Requirements>
Pictures are not part of the copy. Give again exactly the lines from the one with "Generate a LaTeX" to the one with "node[pos=0.45, below=9pt, wlabel]", inclusive.

Materials provided>
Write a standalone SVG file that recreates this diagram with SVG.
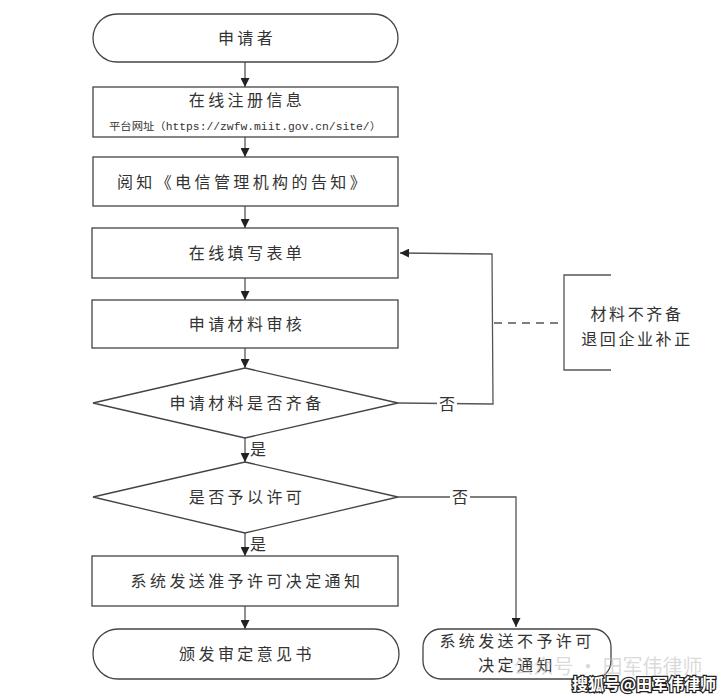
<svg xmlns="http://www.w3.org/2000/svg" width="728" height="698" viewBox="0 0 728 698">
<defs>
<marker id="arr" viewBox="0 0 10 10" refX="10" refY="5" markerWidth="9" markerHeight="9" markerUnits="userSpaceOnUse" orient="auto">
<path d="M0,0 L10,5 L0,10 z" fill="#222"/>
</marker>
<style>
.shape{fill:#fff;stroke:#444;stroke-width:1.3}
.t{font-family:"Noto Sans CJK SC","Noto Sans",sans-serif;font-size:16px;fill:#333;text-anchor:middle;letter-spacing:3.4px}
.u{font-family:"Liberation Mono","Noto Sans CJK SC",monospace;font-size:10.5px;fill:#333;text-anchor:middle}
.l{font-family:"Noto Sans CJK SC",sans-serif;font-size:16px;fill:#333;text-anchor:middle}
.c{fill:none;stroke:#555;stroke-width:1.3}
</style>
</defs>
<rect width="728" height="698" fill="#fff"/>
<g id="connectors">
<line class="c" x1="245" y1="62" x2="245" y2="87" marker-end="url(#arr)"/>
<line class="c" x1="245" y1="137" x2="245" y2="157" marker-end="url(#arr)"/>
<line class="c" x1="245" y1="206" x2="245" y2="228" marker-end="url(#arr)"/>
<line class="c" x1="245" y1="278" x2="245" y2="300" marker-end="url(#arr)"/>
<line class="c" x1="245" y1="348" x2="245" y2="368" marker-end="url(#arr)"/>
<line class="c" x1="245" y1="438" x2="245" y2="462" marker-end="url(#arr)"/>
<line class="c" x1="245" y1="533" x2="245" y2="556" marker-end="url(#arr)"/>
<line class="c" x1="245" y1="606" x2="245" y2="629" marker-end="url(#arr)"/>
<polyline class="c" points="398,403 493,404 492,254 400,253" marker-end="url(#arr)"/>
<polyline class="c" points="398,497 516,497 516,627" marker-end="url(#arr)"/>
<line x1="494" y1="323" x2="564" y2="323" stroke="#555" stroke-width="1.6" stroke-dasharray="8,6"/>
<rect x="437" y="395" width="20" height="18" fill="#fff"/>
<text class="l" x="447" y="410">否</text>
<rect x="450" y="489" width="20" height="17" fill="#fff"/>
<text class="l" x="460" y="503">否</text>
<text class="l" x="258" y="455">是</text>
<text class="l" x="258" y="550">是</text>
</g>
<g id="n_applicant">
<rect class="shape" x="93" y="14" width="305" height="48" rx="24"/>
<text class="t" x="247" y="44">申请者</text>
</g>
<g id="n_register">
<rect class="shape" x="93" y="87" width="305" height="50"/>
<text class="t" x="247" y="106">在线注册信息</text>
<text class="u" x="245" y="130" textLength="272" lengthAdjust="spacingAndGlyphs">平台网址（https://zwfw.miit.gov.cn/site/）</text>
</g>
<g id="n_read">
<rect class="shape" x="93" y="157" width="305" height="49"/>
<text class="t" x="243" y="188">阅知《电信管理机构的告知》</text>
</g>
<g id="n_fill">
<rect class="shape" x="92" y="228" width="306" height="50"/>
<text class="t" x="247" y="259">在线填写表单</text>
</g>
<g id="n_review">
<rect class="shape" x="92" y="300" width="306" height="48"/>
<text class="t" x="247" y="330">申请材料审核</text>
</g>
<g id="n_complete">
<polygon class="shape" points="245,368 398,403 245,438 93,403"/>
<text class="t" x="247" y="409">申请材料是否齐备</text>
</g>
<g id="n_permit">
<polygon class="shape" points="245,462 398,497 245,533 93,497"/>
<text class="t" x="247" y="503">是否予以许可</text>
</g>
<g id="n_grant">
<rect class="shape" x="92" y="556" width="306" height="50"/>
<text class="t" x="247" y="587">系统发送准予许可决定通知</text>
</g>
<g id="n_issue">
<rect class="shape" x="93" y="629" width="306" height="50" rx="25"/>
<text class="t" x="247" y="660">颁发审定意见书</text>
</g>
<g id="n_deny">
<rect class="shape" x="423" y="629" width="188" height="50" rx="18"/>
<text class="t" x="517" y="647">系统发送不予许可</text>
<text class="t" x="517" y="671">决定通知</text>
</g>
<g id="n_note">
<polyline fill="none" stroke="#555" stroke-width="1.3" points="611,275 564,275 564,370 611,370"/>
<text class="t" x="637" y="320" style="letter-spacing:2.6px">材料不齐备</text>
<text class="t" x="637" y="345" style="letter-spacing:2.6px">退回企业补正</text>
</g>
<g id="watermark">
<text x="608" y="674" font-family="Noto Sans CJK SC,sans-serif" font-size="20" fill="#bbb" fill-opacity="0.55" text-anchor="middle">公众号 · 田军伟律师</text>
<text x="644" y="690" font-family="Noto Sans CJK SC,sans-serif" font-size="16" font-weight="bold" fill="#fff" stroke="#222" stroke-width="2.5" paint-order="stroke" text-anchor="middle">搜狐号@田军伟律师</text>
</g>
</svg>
---
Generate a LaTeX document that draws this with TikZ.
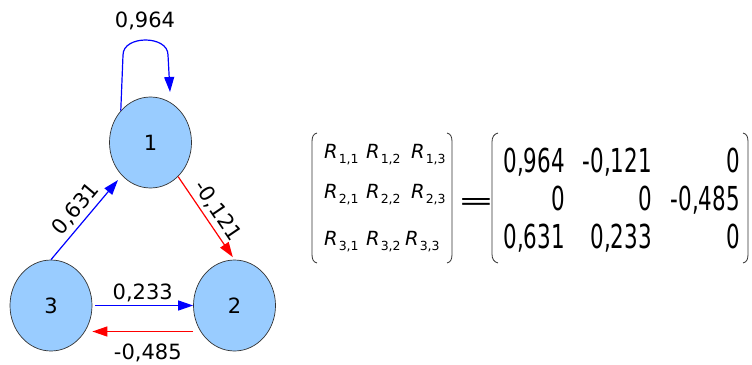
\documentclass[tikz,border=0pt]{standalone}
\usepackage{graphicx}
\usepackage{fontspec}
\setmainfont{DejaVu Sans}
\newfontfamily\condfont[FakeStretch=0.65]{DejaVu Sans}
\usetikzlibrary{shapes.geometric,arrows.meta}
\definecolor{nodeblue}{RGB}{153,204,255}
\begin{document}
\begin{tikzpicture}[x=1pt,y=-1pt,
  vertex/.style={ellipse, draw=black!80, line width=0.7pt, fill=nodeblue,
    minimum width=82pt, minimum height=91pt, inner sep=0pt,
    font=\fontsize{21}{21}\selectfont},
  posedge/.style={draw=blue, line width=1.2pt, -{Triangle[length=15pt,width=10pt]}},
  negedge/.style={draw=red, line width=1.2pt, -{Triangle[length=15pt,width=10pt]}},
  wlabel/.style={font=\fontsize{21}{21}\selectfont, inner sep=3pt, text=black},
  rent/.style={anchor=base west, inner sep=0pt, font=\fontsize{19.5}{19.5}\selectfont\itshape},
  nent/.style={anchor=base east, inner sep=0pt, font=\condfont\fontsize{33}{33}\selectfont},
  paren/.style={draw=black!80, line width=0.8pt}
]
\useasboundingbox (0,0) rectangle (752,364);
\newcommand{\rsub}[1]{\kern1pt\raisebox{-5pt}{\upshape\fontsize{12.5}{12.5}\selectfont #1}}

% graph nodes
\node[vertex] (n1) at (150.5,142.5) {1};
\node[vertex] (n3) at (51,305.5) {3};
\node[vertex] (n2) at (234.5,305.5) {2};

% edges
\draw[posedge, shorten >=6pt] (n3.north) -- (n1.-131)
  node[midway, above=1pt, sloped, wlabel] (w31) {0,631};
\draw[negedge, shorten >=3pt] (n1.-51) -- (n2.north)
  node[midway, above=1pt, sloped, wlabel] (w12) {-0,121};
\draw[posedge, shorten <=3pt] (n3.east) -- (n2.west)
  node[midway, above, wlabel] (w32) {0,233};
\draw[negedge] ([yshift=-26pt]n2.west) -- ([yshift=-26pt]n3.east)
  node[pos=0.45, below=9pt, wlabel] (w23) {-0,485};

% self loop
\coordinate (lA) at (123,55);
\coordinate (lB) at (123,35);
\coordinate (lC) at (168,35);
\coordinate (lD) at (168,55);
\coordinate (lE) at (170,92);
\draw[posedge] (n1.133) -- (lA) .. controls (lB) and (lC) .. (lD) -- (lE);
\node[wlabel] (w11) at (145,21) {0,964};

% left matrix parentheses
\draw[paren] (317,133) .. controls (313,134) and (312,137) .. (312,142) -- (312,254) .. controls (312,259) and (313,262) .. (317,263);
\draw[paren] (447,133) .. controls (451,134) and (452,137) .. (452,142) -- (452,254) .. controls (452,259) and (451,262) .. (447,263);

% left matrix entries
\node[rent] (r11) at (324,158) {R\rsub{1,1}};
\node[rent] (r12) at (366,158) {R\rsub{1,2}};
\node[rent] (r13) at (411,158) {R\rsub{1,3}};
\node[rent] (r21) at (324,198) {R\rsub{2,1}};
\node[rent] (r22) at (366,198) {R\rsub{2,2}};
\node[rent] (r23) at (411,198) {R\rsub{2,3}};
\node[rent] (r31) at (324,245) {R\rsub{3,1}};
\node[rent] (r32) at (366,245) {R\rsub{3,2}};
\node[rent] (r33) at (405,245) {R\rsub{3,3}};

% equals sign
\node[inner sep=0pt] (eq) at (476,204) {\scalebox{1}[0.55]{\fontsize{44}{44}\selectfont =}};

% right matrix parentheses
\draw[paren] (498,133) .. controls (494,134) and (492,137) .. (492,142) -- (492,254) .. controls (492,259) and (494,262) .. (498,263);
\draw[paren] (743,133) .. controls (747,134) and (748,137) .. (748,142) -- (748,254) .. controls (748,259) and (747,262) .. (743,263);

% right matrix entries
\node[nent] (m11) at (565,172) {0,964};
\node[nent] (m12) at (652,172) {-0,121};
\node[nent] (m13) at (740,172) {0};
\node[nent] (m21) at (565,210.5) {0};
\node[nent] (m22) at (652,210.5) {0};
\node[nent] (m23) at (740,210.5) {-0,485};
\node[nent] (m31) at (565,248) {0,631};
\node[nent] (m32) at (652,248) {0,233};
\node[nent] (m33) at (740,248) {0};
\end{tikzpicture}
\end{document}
--
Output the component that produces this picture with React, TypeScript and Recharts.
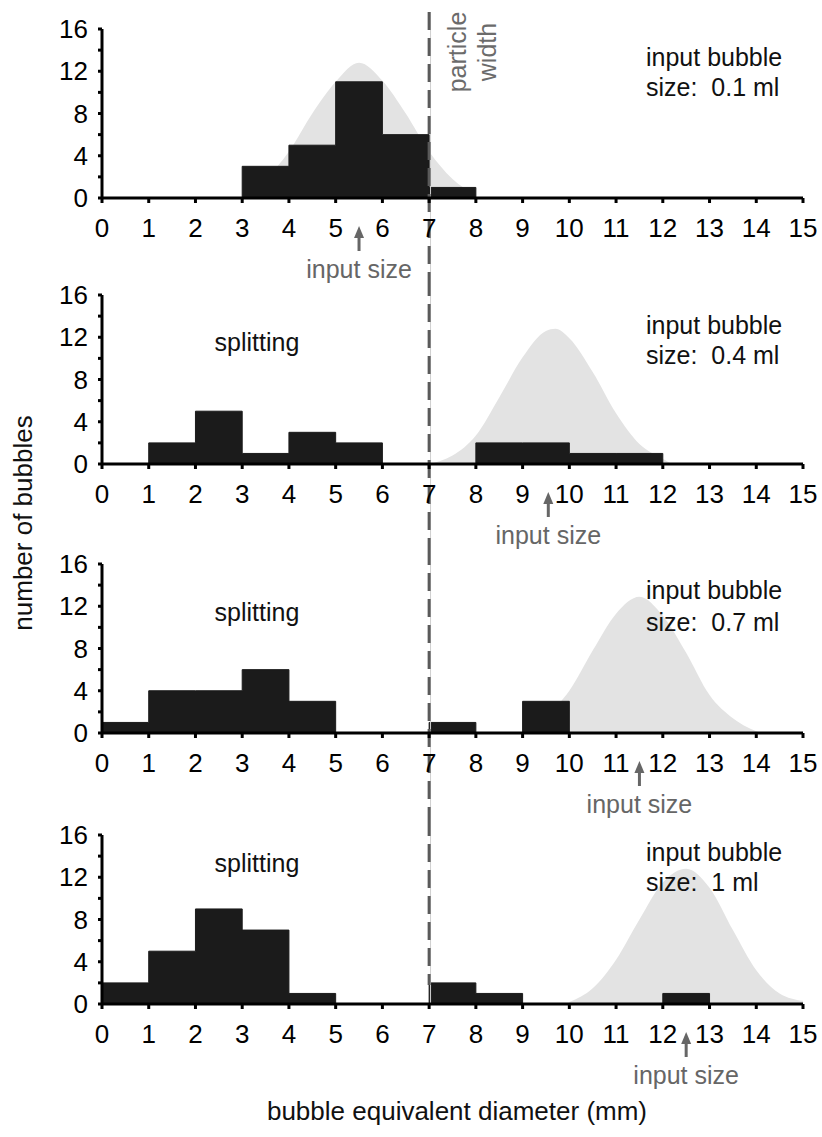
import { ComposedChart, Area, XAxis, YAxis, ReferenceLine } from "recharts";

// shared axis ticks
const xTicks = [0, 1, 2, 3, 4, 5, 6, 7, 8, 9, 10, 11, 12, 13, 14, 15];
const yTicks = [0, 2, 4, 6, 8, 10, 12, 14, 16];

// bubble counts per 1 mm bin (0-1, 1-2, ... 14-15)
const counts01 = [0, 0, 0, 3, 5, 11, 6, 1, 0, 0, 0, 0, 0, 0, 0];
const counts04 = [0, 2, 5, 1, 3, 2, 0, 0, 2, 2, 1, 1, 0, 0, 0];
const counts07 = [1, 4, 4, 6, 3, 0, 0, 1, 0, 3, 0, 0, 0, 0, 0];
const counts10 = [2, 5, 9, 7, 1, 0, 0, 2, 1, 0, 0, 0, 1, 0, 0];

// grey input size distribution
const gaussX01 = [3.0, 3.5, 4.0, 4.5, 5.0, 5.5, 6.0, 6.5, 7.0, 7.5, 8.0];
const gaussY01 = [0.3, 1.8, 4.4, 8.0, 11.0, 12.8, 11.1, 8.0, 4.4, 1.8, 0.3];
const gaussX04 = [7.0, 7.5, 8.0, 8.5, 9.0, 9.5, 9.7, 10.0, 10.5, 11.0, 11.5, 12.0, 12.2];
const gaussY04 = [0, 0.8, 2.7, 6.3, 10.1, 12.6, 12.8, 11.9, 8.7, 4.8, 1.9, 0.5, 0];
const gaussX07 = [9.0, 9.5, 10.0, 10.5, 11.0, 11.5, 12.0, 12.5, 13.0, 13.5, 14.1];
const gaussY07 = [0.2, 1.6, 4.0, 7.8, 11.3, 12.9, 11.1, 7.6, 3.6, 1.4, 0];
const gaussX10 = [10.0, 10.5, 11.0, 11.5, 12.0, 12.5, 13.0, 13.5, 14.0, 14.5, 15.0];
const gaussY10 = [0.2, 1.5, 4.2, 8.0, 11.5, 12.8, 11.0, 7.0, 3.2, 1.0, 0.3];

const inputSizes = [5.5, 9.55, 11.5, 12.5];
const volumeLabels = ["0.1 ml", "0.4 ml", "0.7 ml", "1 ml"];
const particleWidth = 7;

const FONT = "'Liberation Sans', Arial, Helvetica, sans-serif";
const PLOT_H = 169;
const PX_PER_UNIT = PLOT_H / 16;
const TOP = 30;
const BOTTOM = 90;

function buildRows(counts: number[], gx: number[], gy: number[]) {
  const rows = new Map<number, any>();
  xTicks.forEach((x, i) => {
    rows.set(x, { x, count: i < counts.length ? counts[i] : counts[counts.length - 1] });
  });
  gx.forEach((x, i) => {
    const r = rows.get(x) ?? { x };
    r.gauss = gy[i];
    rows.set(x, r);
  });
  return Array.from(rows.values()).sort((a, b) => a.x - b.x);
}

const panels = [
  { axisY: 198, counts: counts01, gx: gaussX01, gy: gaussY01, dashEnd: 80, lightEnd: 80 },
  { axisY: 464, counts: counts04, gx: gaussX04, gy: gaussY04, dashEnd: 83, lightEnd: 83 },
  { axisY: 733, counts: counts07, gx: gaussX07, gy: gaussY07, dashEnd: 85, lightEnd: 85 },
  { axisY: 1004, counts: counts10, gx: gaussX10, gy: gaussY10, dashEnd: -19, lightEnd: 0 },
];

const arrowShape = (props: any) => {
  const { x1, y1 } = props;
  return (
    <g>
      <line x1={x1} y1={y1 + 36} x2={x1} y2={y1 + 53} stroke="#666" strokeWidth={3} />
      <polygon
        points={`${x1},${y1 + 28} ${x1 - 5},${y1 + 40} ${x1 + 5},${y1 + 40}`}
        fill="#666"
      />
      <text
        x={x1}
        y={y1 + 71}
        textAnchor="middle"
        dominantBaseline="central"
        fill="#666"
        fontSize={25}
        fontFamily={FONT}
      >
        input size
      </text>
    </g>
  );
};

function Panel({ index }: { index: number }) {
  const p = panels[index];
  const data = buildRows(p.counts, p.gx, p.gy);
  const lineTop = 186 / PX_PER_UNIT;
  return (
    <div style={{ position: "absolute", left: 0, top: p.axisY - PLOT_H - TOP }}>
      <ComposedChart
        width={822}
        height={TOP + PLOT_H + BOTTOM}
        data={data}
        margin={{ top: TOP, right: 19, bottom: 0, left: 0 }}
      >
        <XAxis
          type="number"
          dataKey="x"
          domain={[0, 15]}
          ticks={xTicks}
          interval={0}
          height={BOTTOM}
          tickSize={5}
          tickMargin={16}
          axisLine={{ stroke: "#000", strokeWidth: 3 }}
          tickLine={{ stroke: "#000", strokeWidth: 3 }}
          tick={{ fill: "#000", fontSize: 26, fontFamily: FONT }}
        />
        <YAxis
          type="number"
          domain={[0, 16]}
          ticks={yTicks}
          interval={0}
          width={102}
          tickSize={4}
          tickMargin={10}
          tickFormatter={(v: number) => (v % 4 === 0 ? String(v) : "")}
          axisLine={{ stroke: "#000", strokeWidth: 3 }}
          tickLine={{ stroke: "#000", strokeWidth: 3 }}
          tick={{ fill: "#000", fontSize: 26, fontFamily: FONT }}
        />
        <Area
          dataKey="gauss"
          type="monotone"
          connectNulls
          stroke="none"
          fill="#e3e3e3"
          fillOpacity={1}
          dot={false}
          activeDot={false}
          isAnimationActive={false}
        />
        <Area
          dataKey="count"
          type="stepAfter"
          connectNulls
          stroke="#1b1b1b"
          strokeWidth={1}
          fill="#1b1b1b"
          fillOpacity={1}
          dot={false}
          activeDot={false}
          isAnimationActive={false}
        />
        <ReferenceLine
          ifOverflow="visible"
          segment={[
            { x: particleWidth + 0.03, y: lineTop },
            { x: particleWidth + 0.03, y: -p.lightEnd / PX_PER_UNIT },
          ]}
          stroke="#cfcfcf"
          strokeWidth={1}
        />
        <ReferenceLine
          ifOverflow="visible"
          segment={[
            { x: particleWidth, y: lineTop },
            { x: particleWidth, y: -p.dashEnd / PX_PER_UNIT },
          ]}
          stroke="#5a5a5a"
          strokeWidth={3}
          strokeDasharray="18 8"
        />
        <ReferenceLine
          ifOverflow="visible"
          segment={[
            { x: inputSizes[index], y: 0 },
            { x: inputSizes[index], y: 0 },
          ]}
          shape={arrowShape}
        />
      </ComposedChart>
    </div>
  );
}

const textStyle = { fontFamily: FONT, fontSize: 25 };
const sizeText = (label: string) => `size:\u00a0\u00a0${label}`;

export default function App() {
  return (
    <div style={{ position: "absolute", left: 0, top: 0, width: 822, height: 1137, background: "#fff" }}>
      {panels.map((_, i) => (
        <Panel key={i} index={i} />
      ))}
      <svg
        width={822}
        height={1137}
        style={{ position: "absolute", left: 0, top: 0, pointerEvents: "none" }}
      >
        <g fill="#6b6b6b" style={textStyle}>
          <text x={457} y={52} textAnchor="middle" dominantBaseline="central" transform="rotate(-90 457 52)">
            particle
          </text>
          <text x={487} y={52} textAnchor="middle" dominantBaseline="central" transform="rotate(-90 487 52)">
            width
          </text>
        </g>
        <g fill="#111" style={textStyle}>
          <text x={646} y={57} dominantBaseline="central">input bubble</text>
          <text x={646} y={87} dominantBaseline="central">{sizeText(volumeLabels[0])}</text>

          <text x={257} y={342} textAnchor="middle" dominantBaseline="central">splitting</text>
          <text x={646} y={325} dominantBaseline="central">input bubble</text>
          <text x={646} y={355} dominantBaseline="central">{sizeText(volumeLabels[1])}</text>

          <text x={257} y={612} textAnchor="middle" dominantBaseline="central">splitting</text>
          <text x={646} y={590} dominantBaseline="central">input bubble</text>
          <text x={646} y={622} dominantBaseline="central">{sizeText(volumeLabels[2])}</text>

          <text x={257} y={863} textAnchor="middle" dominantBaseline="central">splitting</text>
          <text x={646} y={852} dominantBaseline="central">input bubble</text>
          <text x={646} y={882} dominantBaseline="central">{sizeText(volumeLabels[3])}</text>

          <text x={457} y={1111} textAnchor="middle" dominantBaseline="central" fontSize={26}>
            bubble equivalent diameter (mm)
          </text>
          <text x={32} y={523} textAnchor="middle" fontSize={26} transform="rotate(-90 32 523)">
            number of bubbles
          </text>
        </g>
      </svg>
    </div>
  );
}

Finished answer>
Generate a LaTeX document that draws this with TikZ.
\documentclass[tikz,border=0pt]{standalone}
\usepackage{graphicx}
\usepackage{fontspec}
\setmainfont{DejaVu Sans}
\newfontfamily\condfont[FakeStretch=0.65]{DejaVu Sans}
\usetikzlibrary{shapes.geometric,arrows.meta}
\definecolor{nodeblue}{RGB}{153,204,255}
\begin{document}
\begin{tikzpicture}[x=1pt,y=-1pt,
  vertex/.style={ellipse, draw=black!80, line width=0.7pt, fill=nodeblue,
    minimum width=82pt, minimum height=91pt, inner sep=0pt,
    font=\fontsize{21}{21}\selectfont},
  posedge/.style={draw=blue, line width=1.2pt, -{Triangle[length=15pt,width=10pt]}},
  negedge/.style={draw=red, line width=1.2pt, -{Triangle[length=15pt,width=10pt]}},
  wlabel/.style={font=\fontsize{21}{21}\selectfont, inner sep=3pt, text=black},
  rent/.style={anchor=base west, inner sep=0pt, font=\fontsize{19.5}{19.5}\selectfont\itshape},
  nent/.style={anchor=base east, inner sep=0pt, font=\condfont\fontsize{33}{33}\selectfont},
  paren/.style={draw=black!80, line width=0.8pt}
]
\useasboundingbox (0,0) rectangle (752,364);
\newcommand{\rsub}[1]{\kern1pt\raisebox{-5pt}{\upshape\fontsize{12.5}{12.5}\selectfont #1}}

% graph nodes
\node[vertex] (n1) at (150.5,142.5) {1};
\node[vertex] (n3) at (51,305.5) {3};
\node[vertex] (n2) at (234.5,305.5) {2};

% edges
\draw[posedge, shorten >=6pt] (n3.north) -- (n1.-131)
  node[midway, above=1pt, sloped, wlabel] (w31) {0,631};
\draw[negedge, shorten >=3pt] (n1.-51) -- (n2.north)
  node[midway, above=1pt, sloped, wlabel] (w12) {-0,121};
\draw[posedge, shorten <=3pt] (n3.east) -- (n2.west)
  node[midway, above, wlabel] (w32) {0,233};
\draw[negedge] ([yshift=-26pt]n2.west) -- ([yshift=-26pt]n3.east)
  node[pos=0.45, below=9pt, wlabel] (w23) {-0,485};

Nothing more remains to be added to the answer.